Wednesday, January 04, 2006

...because, in a place like Rome, pictures speak louder than words.

A dragon in the basement

Everybody should have a neighbo(u)r like Michael, il mio vicino from the Marchigiani hills. He may have been born and raised in South London, but he's got Italian blood flowing through his veins. I used to kid him that he should run for mayor of Amandola, so adept is he at diffusing tension with a charming smile and cutting wit. But, then we'd lose him no doubt to more pressing causes. The Bank of Italy or Prime Minister are but two positions that come to mind. So, for now, we Amandolese our content to have him and his lovely wife Liliana as our regional ambassadors, two futurists living in a 15th century casa. Here's the latest heroic tale from his blog in which Michael tries to single-handedly crush Big Oil, one stick of wood at a time.

Monday, January 02, 2006

One in six children can't be wrong

Happy 2006 to all!Buon anno nuovo a tutti!

It's been ages since my last dispatch. No excuse, really, for the hiatus. What's happened while I was out traveling the planet?

The Bank of Italy-Fazio fiasco is now history. Preghiamo!

The Berlusconi government has begun to tax porn. The proceeds, we're told, will go towards encouraging young Italians to have more children. (Of course this will have a negligible impact on the massive national debt load, but church-going voters will be pleased, goes the thinking).

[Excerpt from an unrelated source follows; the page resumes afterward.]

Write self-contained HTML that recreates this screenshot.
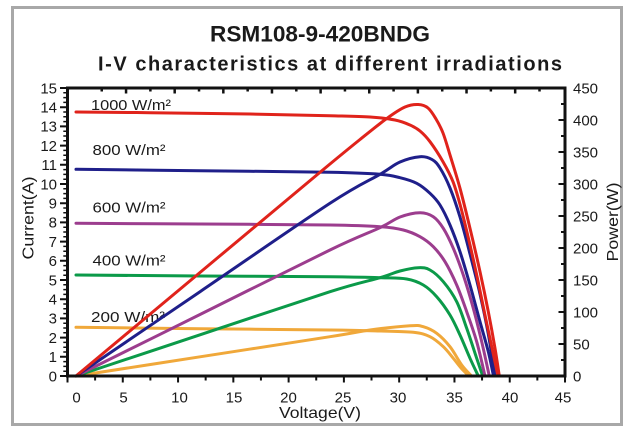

The Winter Olympics in Torino is a month away and, in classic Italian tradition, the Games are already 64 million euros in the red. Imagine how indebted they would be if they hadn't skimped on the medals.

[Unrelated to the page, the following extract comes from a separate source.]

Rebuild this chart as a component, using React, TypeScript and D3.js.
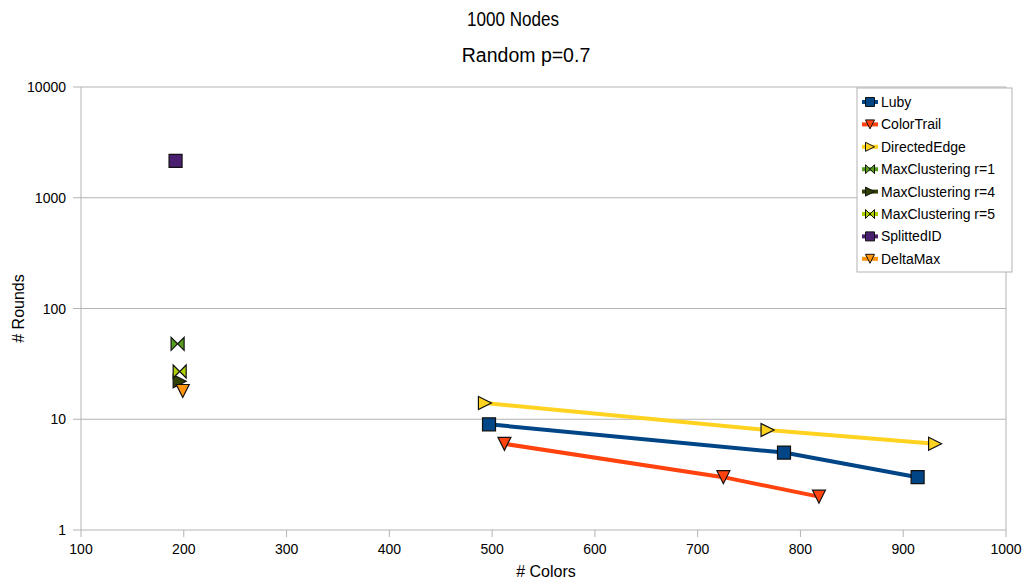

And, looking beyond the boot, what have we learned in 2005?

-- One in ten Europeans is allegedly conceived in an Ikea bed.
-- Giant squid eat each other -- especially during sex.
-- One in six children think broccoli is a baby tree.
-- Pulling your foot out of quicksand takes a force equivalent to that needed to lift a medium-sized car. (thus confirming the Six Million Dollar Man was the greatest Super Action Hero of all-time.)

Thanks to the Beeb for these (and 96 other) pearls of wisdom.